On the other hand $\Phi$ is absolute consistent iff there exists a sentence $\psi$ such that $\Phi \vdash \psi$ is false.

That consistency implies absolute consistency seems self explanatory.

Since $\bot$ is usually defined by the definition schema $\forall \psi:\bot \implies \psi$ and negation is defined by $\forall \psi:\neg \psi \iff (\psi \implies \bot)$.

Question: does this mean that in first-order logic consistency and absolute consistency are equivalent?

  • $\begingroup$ NO; a set $\Gamma$ of formulas is consistent iff there is no $\psi$ such that $\Gamma \vdash \psi$ and $\Gamma \vdash \lnot \psi$. $\endgroup$ Feb 4, 2018 at 10:59
  • $\begingroup$ I read it on en.m.wikipedia.org/wiki/Consistency#Definition (I was searching for the notion of consistency defined without reference to negation) $\endgroup$
    – Adam
    Feb 4, 2018 at 11:16
  • $\begingroup$ Check the def; you have copied them wrongly. $\endgroup$ Feb 4, 2018 at 12:37
  • $\begingroup$ I don't see the difference, the definition of consistency is stated in natural language where the negation of an universal quantification is equivalent to the existence of a (possibly non-constructible) counterexample, is it not? $\endgroup$
    – Adam
    Feb 4, 2018 at 13:12
  • $\begingroup$ We have a set of sentence $\Phi$: what does it mean to negate it ? $\endgroup$ Feb 4, 2018 at 13:16

1 Answer 1


Yes, in first order logic these concepts are equivalent. I will use $T$ to stand for a set of sentences, rather than $\phi$, which should stand for a single sentence.

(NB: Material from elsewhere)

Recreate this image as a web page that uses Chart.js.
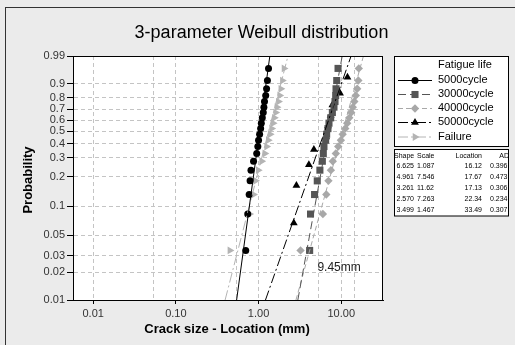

If $T$ proves both $\psi$ and $\lnot \psi$ for some formula $\psi$, then $T$ proves $\rho$ for all formulae $\rho$. So if $T$ is not consistent it is not absolutely consistent.

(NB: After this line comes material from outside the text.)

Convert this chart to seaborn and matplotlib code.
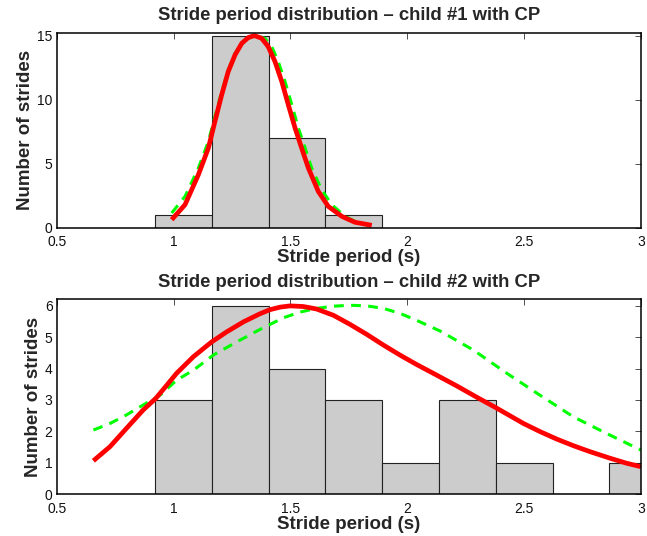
import numpy as np
import pandas as pd
import matplotlib
matplotlib.use("Agg")
import matplotlib.pyplot as plt
import seaborn as sns

sns.set_style("white")
plt.rcParams["font.family"] = ["Liberation Sans", "DejaVu Sans"]

# ---------------- data ----------------
titles = ["Stride period distribution \u2013 child #1 with CP",
          "Stride period distribution \u2013 child #2 with CP"]
xlabel = "Stride period (s)"
ylabel = "Number of strides"

# child 1 histogram
edges1 = [0.922, 1.165, 1.408, 1.650, 1.893]
counts1 = [1, 15, 7, 1]
# child 2 histogram
edges2 = [0.922, 1.165, 1.408, 1.650, 1.893, 2.136, 2.379, 2.622, 2.865, 3.108]
counts2 = [3, 6, 4, 3, 1, 3, 1, 0, 1]

# child 1 fitted curves
red1_x = [0.992, 1.049, 1.106, 1.149, 1.177, 1.206, 1.234, 1.263, 1.292, 1.320,
          1.346, 1.377, 1.405, 1.434, 1.463, 1.491, 1.520, 1.548, 1.577, 1.619,
          1.662, 1.720, 1.776, 1.848]
red1_y = [0.61, 1.78, 4.12, 6.21, 8.29, 10.37, 12.19, 13.49, 14.40, 14.85,
          15.00, 14.79, 14.14, 12.97, 11.41, 9.59, 7.77, 6.21, 4.64, 2.83,
          1.65, 0.87, 0.41, 0.17]
green1_x = [0.992, 1.049, 1.106, 1.149, 1.177, 1.206, 1.234, 1.263, 1.306, 1.349,
            1.391, 1.420, 1.448, 1.477, 1.506, 1.534, 1.563, 1.591, 1.634, 1.677,
            1.734, 1.791, 1.833]
green1_y = [1.13, 2.43, 4.64, 6.73, 8.68, 10.63, 12.32, 13.62, 14.66, 15.00,
            14.79, 14.14, 12.97, 11.41, 9.59, 7.77, 6.21, 4.64, 2.95, 1.78,
            0.87, 0.35, 0.17]

# child 2 fitted curves
red2_x = [0.657, 0.728, 0.798, 0.870, 0.924, 0.971, 1.013, 1.085, 1.163, 1.227,
          1.299, 1.370, 1.413, 1.456, 1.498, 1.555, 1.612, 1.684, 1.755, 1.827,
          1.898, 1.969, 2.040, 2.111, 2.211, 2.311, 2.375, 2.497, 2.568, 2.640,
          2.711, 2.782, 2.868, 2.939, 3.000]
red2_y = [1.06, 1.51, 2.09, 2.68, 3.05, 3.47, 3.85, 4.38, 4.85, 5.17,
          5.49, 5.75, 5.88, 5.96, 6.00, 5.98, 5.90, 5.70, 5.41, 5.09,
          4.75, 4.43, 4.13, 3.85, 3.45, 3.03, 2.77, 2.25, 1.99, 1.75,
          1.54, 1.35, 1.14, 0.98, 0.87]
green2_x = [0.657, 0.728, 0.798, 0.870, 0.942, 1.013, 1.085, 1.170, 1.270, 1.370,
            1.470, 1.540, 1.612, 1.684, 1.755, 1.827, 1.898, 1.969, 2.040, 2.140,
            2.283, 2.426, 2.568, 2.711, 2.853, 3.000]
green2_y = [2.04, 2.25, 2.52, 2.84, 3.15, 3.63, 3.95, 4.43, 4.85, 5.25,
            5.62, 5.80, 5.92, 5.99, 6.02, 6.00, 5.92, 5.76, 5.54, 5.20,
            4.59, 3.85, 3.15, 2.46, 1.93, 1.40]

xticks = [0.5, 1, 1.5, 2, 2.5, 3]
xticklabels = ["0.5", "1", "1.5", "2", "2.5", "3"]
yticks1 = [0, 5, 10, 15]
yticks2 = [0, 1, 2, 3, 4, 5, 6]

# ---------------- figure ----------------
W, H = 647, 536
fig = plt.figure(figsize=(W / 100, H / 100), dpi=100)

def ax_rect(l, t, r, b):
    return [l / W, 1 - b / H, (r - l) / W, (b - t) / H]

ax1 = fig.add_axes(ax_rect(56.7, 33.3, 641, 227.5))
ax2 = fig.add_axes(ax_rect(56.7, 299.3, 641, 494))

panels = [
    (ax1, edges1, counts1, red1_x, red1_y, green1_x, green1_y, yticks1, 15.18, titles[0], 9.5),
    (ax2, edges2, counts2, red2_x, red2_y, green2_x, green2_y, yticks2, 6.21, titles[1], 9.0),
]

for ax, edges, counts, rx, ry, gx, gy, yt, ytop, title, tpad in panels:
    centers = [(a + b) / 2 for a, b in zip(edges[:-1], edges[1:])]
    df = pd.DataFrame({"x": centers, "w": counts})
    sns.histplot(data=df, x="x", weights="w", bins=edges, stat="count",
                 color="#cccccc", edgecolor="#222222", linewidth=0.8,
                 alpha=1.0, ax=ax)
    sns.lineplot(x=gx, y=gy, color="#00ff00", lw=2.2, ax=ax)
    ax.lines[-1].set_dashes([3.2, 2.4])
    sns.lineplot(x=rx, y=ry, color="#ff0000", lw=3.4, ax=ax,
                 solid_joinstyle="round", solid_capstyle="butt")

    ax.set_xlim(0.5, 3.0)
    ax.set_ylim(0, ytop)
    ax.set_xticks(xticks)
    ax.set_xticklabels(xticklabels)
    ax.set_yticks(yt)
    ax.tick_params(direction="in", length=4, width=0.6, color="#333333",
                   labelsize=10, top=True, right=True,
                   labelcolor="#111111")
    ax.tick_params(axis="x", pad=5.5)
    ax.tick_params(axis="y", pad=3.0)
    for sp in ax.spines.values():
        sp.set_visible(True)
        sp.set_linewidth(1.1)
        sp.set_color("black")
    ax.set_xlabel(xlabel, fontsize=13.5, fontweight="bold", labelpad=0)
    ax.set_ylabel(ylabel, fontsize=13.5, fontweight="bold", labelpad=2)
    ax.set_title(title, fontsize=13.3, fontweight="bold", pad=tpad)

fig.savefig("out.png", dpi=100)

On the other hand, it is immediate that if $T$ is not absolutely consistent then it is not consistent.

The difference between the different forms of consistency only happens in logics other than first order logic:

  • In complete generality, a logic might not have a negation operation. In a logic like that, we can talk about absolute consistency but not about simple consistency.

  • In paraconsistent logics, it is possible that the principle of explosion does not apply. A theory can sometimes prove $\phi \land \lnot \phi$ for a sentence $\phi$, but not prove $\psi$ for some other sentence $\psi$. One motivation for studying paraconsistent logics is to handle exactly this situation, when we may be presented with contradictory assertions in one area, but we do not want to apply those to other areas.

There is also semantic consistency: a theory is semantically consistent if and only if it has a model. In first order logic, semantic consistency is equivalent to consistency. But, for example, in second order logic with standard semantics a theory can be syntactically consistent but not semantically consistent.